They say that our lives will never be the same.
The Earth, I imagine, is sighing with relief. The emissions benchmarks we’ve met in just a month would have taken 15 years otherwise. How great is that? And not just for Mother Earth. I too am exalted at all the hours saved by not racing to and fro, all the nerves preserved by not dealing with a single airline, or even a traffic light for that matter.
And there’s something else. Mothers the world over seem to be oddly content.
To be honest, I’m loving this, a friend with a large family told me, with a tinge of guilt. We’ve eaten dinner as a family three weeks in a row. I don’t know when that ever happened before. No one has to go anywhere, and no one is coming to my house. It’s all so easy!
I have heard this from many sides. Sure, it’s no joke being cooped up with active kids when there is nowhere to go. But I don’t think anyone truly misses rushing to after-school activities every day, snacks on the fly, homework into the wee hours. Looking back, it feels like we were constantly on the way to elsewhere. Everything I did, I always had to rush through it to get to the next thing, rush rush rush. Now all the rushing has come to a stop. Why, exactly, did we have to be in such a hurry?
Just like that, I have more time to read. Entire books! I had forgotten how good that feels.
The absence of professional sports brings my sons out of their rooms more often. We play games of scrabble.
The girls emerge from their rooms too, long-forgotten books under their arms, and we read and sip coffee in companionable silence.
Everyone is eager to help, without eye-rolls as before. They deliver facemasks, buy groceries, cart away the recycling – anything to get them out of the house.
We plan menus together.
We talk.
I am reminded of the languid summer days of my childhood.
Don’t get me wrong, I am also busier than ever before. I have friends who are bored at home, and I have no idea how this is possible. Between planting tomatoes, baking sourdough bread, sewing face masks and now stapling face shields, writing blog posts, painting the basement, taking walks, checking in with all my Whatsapp groups, and binge-watching The Last Ship on Hulu (it’s about a pandemic, you guys!), I barely get 5 hours of sleep every night.

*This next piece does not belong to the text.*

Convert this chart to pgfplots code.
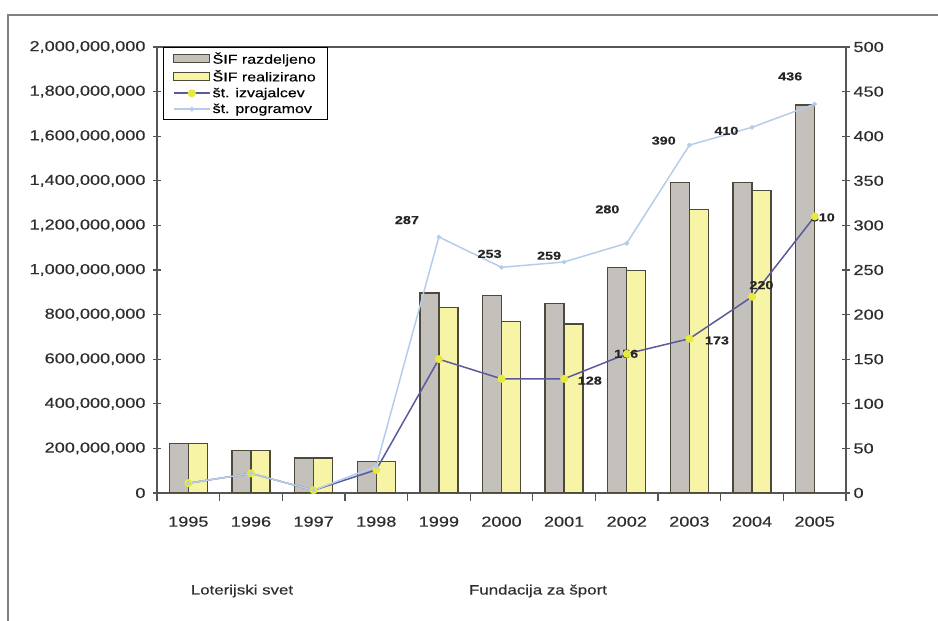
\documentclass[border=0pt]{standalone}
\usepackage{fontspec}
\setmainfont{Liberation Sans}[FakeStretch=1.25, FakeBold=0.4]
\usepackage{pgfplots}
\pgfplotsset{compat=1.18}

\definecolor{bargrey}{HTML}{C4C0BB}
\definecolor{baryel}{HTML}{F8F4A6}
\definecolor{barline}{HTML}{4D4A3C}
\definecolor{izv}{HTML}{5A5A9C}
\definecolor{izvmark}{HTML}{E6EA3C}
\definecolor{prog}{HTML}{B6CDEA}
\definecolor{axgrey}{HTML}{555555}
\definecolor{txt}{HTML}{2E2E2E}

\pgfplotsset{
  longline legend/.style={legend image code/.code={%
    \draw[mark repeat=2, mark phase=2, ##1, line width=1.6pt] plot coordinates {(0pt,0pt) (18pt,0pt) (36pt,0pt)};}},
}

\begin{document}
\begin{tikzpicture}[x=1pt,y=1pt]
\useasboundingbox (0,0) rectangle (938,621);
% outer frame (top and left edges only)
\draw[black!50, line width=2.5pt] (8,0) -- (8,606) -- (938,606);

\pgfplotsset{
  every axis/.append style={
    scale only axis, width=689pt, height=446pt,
    at={(157pt,128pt)}, anchor=south west,
    xmin=-0.5, xmax=10.5,
    tick align=center, major tick length=8pt,
    tick style={axgrey, line width=1.2pt},
    axis line style={axgrey, line width=1.6pt},
    ticklabel style={font=\fontsize{14.5}{16}\selectfont, text=txt},
  }
}

% left axis: money, bars
\begin{axis}[
  ymin=0, ymax=2000000000,
  ytick={0,200000000,...,2000000000},
  scaled y ticks=false,
  yticklabel style={/pgf/number format/fixed, /pgf/number format/precision=0,
    /pgf/number format/1000 sep={,}, /pgf/number format/assume math mode=true,
    xshift=-4pt},
  ytick pos=left, xtick pos=bottom,
  xtick={-0.5,0.5,...,10.5}, xticklabels={},
  extra x ticks={0,1,2,3,4,5,6,7,8,9,10},
  extra x tick labels={1995,1996,1997,1998,1999,2000,2001,2002,2003,2004,2005},
  extra x tick style={major tick length=0pt},
  xticklabel style={yshift=-20pt},
  ybar=0pt, bar width=19pt,
]
\addplot[fill=bargrey, draw=barline, line width=1.3pt] coordinates {
(0,222000000) (1,191000000) (2,157000000) (3,142000000) (4,897000000)
(5,885000000) (6,851000000) (7,1012000000) (8,1393000000) (9,1393000000)
(10,1740000000)};
\addplot[fill=baryel, draw=barline, line width=1.3pt] coordinates {
(0,222000000) (1,191000000) (2,157000000) (3,140000000) (4,831000000)
(5,768000000) (6,758000000) (7,997000000) (8,1272000000) (9,1356000000)};
\end{axis}

% right axis: counts, lines
\begin{axis}[
  ymin=0, ymax=500, ytick={0,50,...,500},
  axis y line*=right, axis x line=none,
  yticklabel style={/pgf/number format/assume math mode=true},
  legend style={at={(0.008,1)}, anchor=north west, draw=black, line width=1pt,
    font=\fontsize{12.8}{13}\selectfont, text=black, inner xsep=10pt, inner ysep=3pt,
    row sep=1pt, cells={anchor=west}},
  legend cell align=left,
]
\addlegendimage{legend image code/.code={\draw[fill=bargrey, draw=barline, line width=1.3pt] (0pt,-4pt) rectangle (36pt,4pt);}}
\addlegendentry{ŠIF razdeljeno}
\addlegendimage{legend image code/.code={\draw[fill=baryel, draw=barline, line width=1.3pt] (0pt,-4pt) rectangle (36pt,4pt);}}
\addlegendentry{ŠIF realizirano}

\addplot[izv, line width=1.5pt, mark=*, mark size=3.2pt,
  mark options={fill=izvmark, draw=izvmark}, longline legend]
  coordinates {
(0,11) (1,22) (2,3) (3,26) (4,150) (5,128) (6,128) (7,156) (8,173) (9,220) (10,310)};
\addlegendentry{št. izvajalcev}
\addplot[prog, line width=1.5pt, mark=*, mark size=1.5pt,
  mark options={fill=prog, draw=prog}, longline legend]
  coordinates {
(0,11) (1,22) (2,3) (3,30) (4,287) (5,253) (6,259) (7,280) (8,390) (9,410) (10,436)};
\addlegendentry{št. programov}

% value labels
\begin{scope}[every node/.style={font=\fontsize{11.5}{12}\bfseries, text=black!85}]
\node at (axis cs:3.49,306) {287};
\node at (axis cs:4.81,268) {253};
\node at (axis cs:5.76,266) {259};
\node at (axis cs:6.69,318) {280};
\node at (axis cs:7.59,395) {390};
\node at (axis cs:8.59,406) {410};
\node at (axis cs:9.61,467) {436};
\node at (axis cs:6.41,126) {128};
\node at (axis cs:6.99,156) {156};
\node at (axis cs:8.44,171) {173};
\node at (axis cs:9.15,233) {220};
\node at (axis cs:10.13,309) {310};
\end{scope}
\end{axis}

\node[font=\fontsize{13.5}{15}\selectfont, text=txt] at (242,30) {Loterijski svet};
\node[font=\fontsize{13.5}{15}\selectfont, text=txt] at (538,30) {Fundacija za šport};
\end{tikzpicture}
\end{document}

But the difference to life “before” is that I am no longer rushing through any of it. Everything now has purpose. The bread I bake feeds people, cheap yet delicious. I don’t resent the time and effort. If kneading dough was a nuisance before, it is now a survival skill. I feel in touch with my ancestors by performing this simple act, a kinship with the women who have faced hardships before me.
If someone waved a magic wand and tomorrow the virus was gone, poof, vanished into thin air (which, you’ll remember, is exactly what a certain head of state promised was to happen in April), of course I’ll be hugely relieved. All this worry will be off my chest, about my family, my friends, our doctors and nurses. I won’t be assaulted by waves of panic every time my throat feels dry, or someone coughs. I’ll be glad for my kids to get back to the business of building their futures, of dreaming big, of achieving milestones.
But I suspect a part of me will grieve over what will have been lost. As soon as the world opens up again for business, this quiet, languid life in our small private world will be over.
And I shall miss it dearly.

There are pros and cons in any situation. I am a senior and have spent much time alone when I felt like being alone, and out and about when I felt like it, to include traveling abroad when I wanted to.
Now I don’t really have that freedom unless I want to increase my risk of getting really ill. So I choose the past freedom over our current situation. And for those who prefer this current situation because now their lifestyle has changed, its all about saying no to a “too fast” style of life. And yes I know that is difficult!
Hope the sour bread u were baking turned out well, Eva….sounds like u really r have fun!
Hi Faye! That is so true – it is a privilege to have the choice of doing whatever we want. And these times have made clear to many to not take any privileges for granted. Yes, of course I can choose to continue to stay home even if the other choices are open again, but it isn’t quite the same. It’s weirdly “difficult” to resist the well-meaning pressure of doing stuff again. It’s really harder than I thought to say no to certain things, but I really am determined to not fall back into all of my old habits again, because I truly am happier with much longer stretches of time where I don’t have to rush around from this thing to that thing.
And yes, the sourdough bread – latest edition – has turned out well! Reminds me to go and get another one out of the freezer for tomorrow. I bake two and freeze one, they freeze very well and taste just like fresh.